**What to do**
Set out each line from the following listing that includes the word "with".

**Data section**
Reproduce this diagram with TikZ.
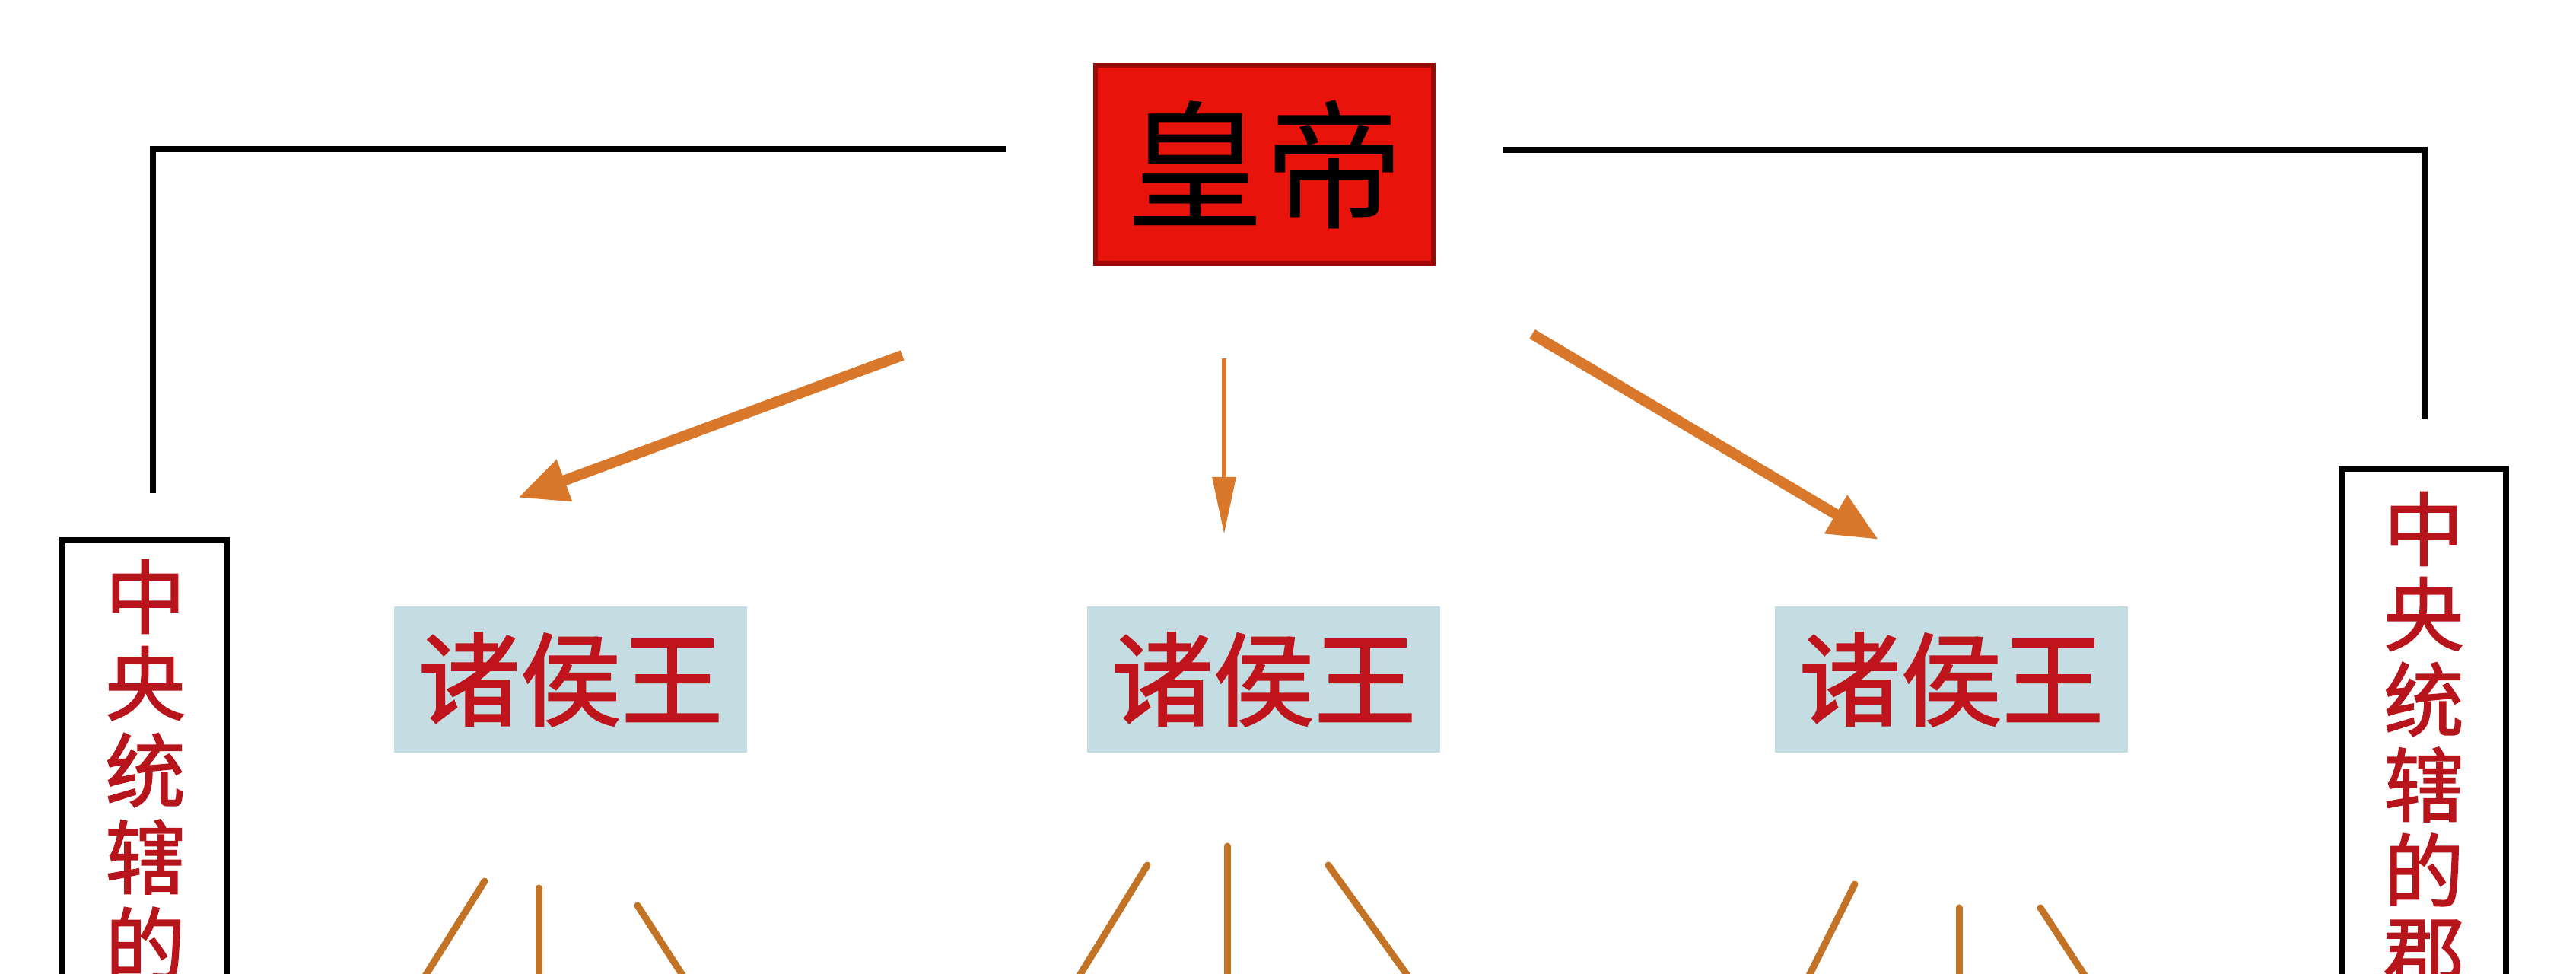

---

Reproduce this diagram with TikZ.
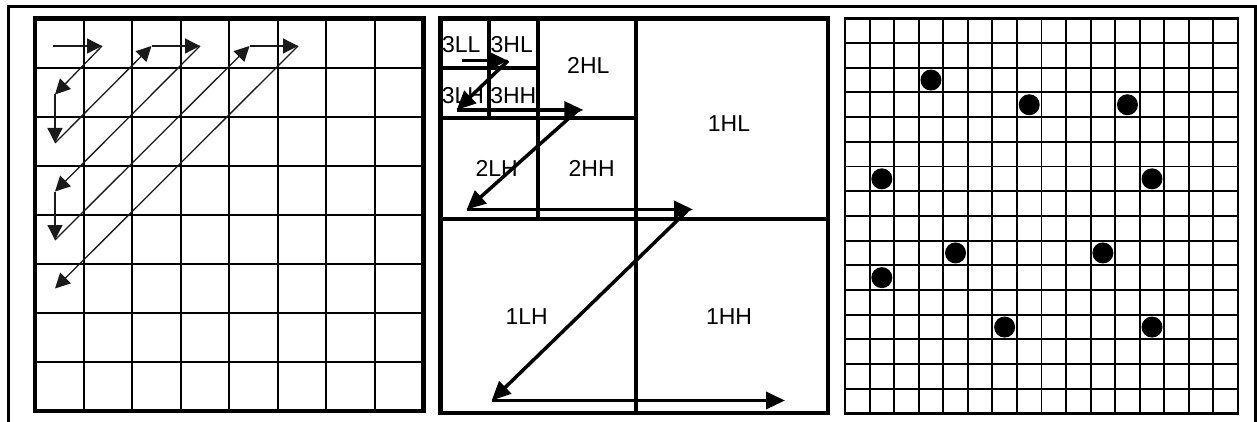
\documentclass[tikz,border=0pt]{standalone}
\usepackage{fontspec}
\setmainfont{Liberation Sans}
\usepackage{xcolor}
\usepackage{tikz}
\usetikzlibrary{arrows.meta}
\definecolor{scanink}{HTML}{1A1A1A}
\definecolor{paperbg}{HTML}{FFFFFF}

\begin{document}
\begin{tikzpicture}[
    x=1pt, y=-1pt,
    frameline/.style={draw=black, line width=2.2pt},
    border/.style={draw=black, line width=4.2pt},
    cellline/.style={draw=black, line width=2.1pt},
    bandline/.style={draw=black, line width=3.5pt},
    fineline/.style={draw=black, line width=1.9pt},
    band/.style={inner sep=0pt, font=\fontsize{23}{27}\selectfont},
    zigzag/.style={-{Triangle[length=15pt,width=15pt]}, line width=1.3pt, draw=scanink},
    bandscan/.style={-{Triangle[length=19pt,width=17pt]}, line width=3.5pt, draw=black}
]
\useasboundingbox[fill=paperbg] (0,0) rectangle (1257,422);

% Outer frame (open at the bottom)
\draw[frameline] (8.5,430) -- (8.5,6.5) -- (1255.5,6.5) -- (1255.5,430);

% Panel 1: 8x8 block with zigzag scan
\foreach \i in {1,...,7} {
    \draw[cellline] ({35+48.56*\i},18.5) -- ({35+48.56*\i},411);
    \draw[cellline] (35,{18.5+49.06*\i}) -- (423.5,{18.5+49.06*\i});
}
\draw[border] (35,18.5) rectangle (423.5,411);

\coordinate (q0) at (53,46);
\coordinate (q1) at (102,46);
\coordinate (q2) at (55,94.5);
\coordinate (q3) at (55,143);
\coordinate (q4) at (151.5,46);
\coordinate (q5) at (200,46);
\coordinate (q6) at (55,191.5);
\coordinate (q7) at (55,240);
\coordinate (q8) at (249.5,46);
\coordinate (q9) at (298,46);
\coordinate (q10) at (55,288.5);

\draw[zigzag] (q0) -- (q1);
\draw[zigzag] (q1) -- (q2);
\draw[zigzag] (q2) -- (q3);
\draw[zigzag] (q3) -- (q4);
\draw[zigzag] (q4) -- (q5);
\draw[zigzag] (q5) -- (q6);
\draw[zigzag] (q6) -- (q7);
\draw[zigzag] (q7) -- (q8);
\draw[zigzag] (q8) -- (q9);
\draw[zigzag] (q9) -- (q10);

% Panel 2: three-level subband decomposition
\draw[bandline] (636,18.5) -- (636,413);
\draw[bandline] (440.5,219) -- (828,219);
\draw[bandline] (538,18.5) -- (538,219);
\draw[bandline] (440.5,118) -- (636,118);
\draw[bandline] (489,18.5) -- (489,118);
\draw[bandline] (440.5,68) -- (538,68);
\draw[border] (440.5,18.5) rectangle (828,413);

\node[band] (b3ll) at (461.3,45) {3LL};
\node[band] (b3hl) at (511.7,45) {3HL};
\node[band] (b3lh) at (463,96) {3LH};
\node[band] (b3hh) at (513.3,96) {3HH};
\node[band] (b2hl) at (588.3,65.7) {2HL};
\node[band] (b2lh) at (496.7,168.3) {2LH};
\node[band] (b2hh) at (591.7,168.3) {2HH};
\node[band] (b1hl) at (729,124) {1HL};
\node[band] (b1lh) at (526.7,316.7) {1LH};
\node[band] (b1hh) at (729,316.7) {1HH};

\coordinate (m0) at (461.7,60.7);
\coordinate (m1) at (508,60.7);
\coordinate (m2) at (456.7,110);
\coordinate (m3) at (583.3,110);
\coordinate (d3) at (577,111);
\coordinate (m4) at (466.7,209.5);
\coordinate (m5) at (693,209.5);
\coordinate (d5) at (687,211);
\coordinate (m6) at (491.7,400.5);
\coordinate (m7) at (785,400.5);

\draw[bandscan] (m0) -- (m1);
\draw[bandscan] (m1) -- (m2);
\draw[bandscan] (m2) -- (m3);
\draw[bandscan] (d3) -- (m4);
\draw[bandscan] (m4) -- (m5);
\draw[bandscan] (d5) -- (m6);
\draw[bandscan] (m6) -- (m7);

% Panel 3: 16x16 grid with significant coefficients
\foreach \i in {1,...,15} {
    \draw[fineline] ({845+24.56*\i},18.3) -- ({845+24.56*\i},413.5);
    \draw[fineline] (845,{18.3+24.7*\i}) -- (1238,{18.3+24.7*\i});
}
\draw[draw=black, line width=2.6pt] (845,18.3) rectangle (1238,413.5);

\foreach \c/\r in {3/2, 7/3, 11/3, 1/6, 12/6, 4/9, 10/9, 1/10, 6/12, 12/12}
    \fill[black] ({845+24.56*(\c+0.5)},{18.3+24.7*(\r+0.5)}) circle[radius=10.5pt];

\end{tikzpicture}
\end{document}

**The answer**
Reproduce this diagram with TikZ.
Reproduce this diagram with TikZ.
% Panel 1: 8x8 block with zigzag scan
% Panel 3: 16x16 grid with significant coefficients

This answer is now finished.